There are a number of factors that could explain why family members had no complaints about hearing, or in other words, the fact that the hearing losses were left unnoticed. First of all, the motor deficit per se, difficulty to perform voluntary motor acts and involuntary motor patterns may mask family members' perception. In addition, the strategy of family members to facilitate interaction of subjects, taking them to the stimulus sources, speaking in front of them, trying to interpret their communication or speaking for them may have contributed. Thus, families interpreted their children's hearing difficulties, if noticed, as failures caused by the motor deficits provided by the cerebral palsy, leading to late diagnosis of the hearing loss (after 7 years of age) in the assessed subjects. Another extremely important factor in the discussion concerns the etiological factors of the hearing loss. The revised literature (Chance4, 1964, Nober20, 1966; Levine18, 1966; Morris19, 1973; Stewart21, 1978; Vermon26, 1980; Hungria16, 1984: Glasscock13, 1985; Haberfellner, Müller14, 1989; Cranford et al. 19905; Cunningham and Holt6, 1990; Braga3, 1995; Borg2, 1997; Fobe12, 1999) leaves no doubts as to the fact that the risk factors causing cerebral palsy can also cause hearing loss, observing that such an etiology may represent a risk of occurrence of both affections (Lamônica17, 2000).

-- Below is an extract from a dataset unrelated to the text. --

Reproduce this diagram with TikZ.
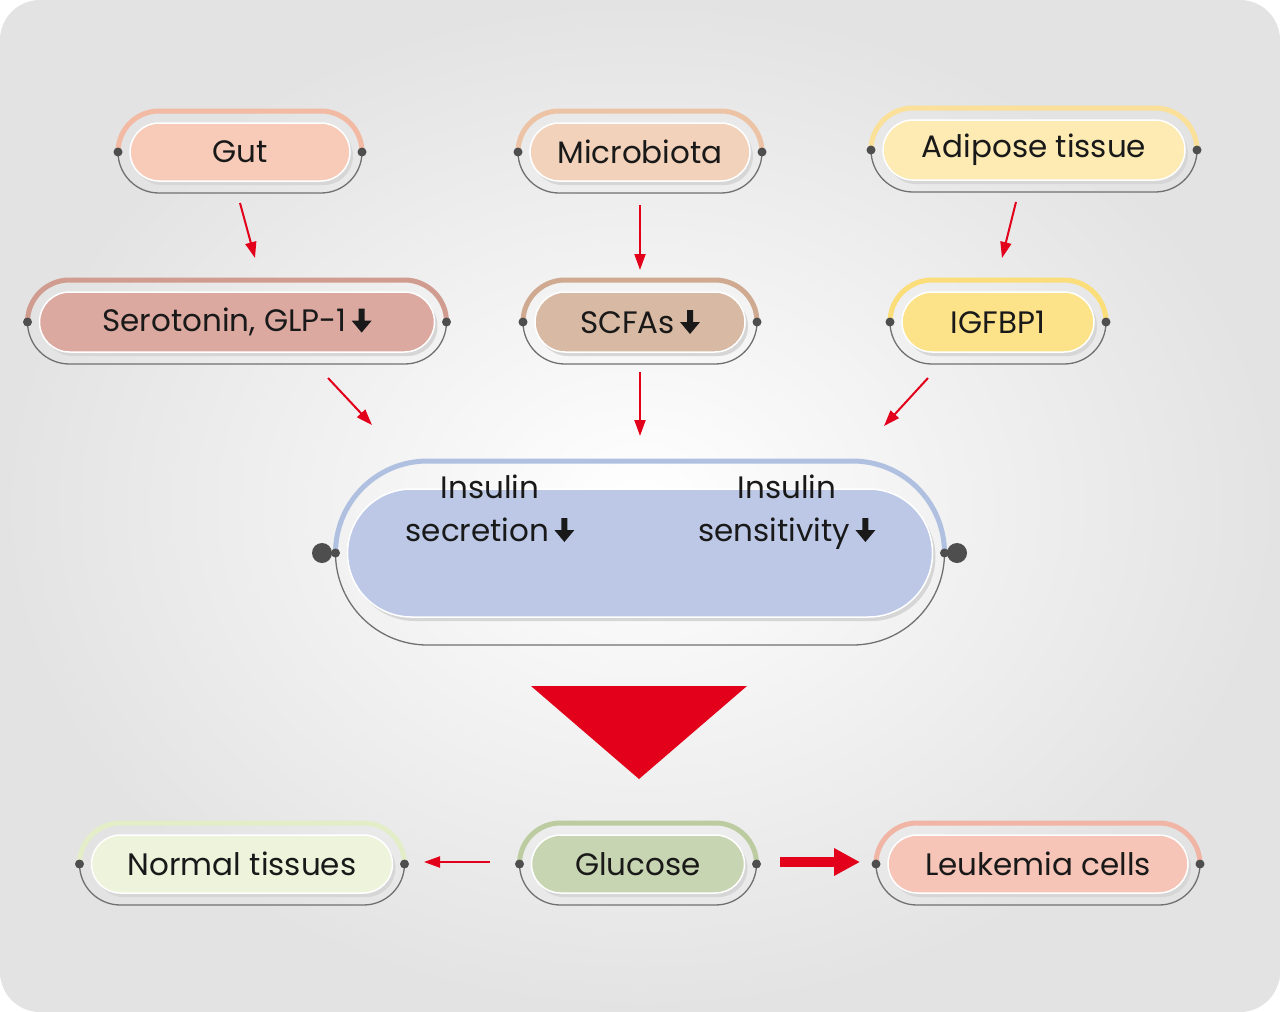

Considering the importance of early diagnosis, both for cerebral palsy and hearing loss, professionals in the area should pay more attention to this relevant issue and its pertinent clinical interventions, because the hearing deficit added up to cerebral palsy will negatively interfere in the development of linguistic skills and general communication of these subjects.
After the analysis of the results for detection of pure tone of frequencies 250 to 8000Hz in 67 subjects with diagnosis of cerebral palsy with no hearing complaints, we concluded that the majority (51%) had descending hearing loss, whose severity ranged from mild in frequencies up to 4000Hz to severe in high frequencies. The group with the poorest sensitivity was that of quadriplegic spastic cerebral palsy subjects. In addition, motor difficulties presented by subjects were attributed predominantly by family members to the presence of hypoxia at birth and no family member suspected of hearing loss in these subjects.
The study showed the importance of referring to hearing assessment all subjects with cerebral palsy before they are referred to speech rehabilitation, so that hearing thresholds from 250 to 8000Hz may be evaluated, guaranteeing that speech therapy will focus on hearing and language aspects to improve quality of life of the subjects.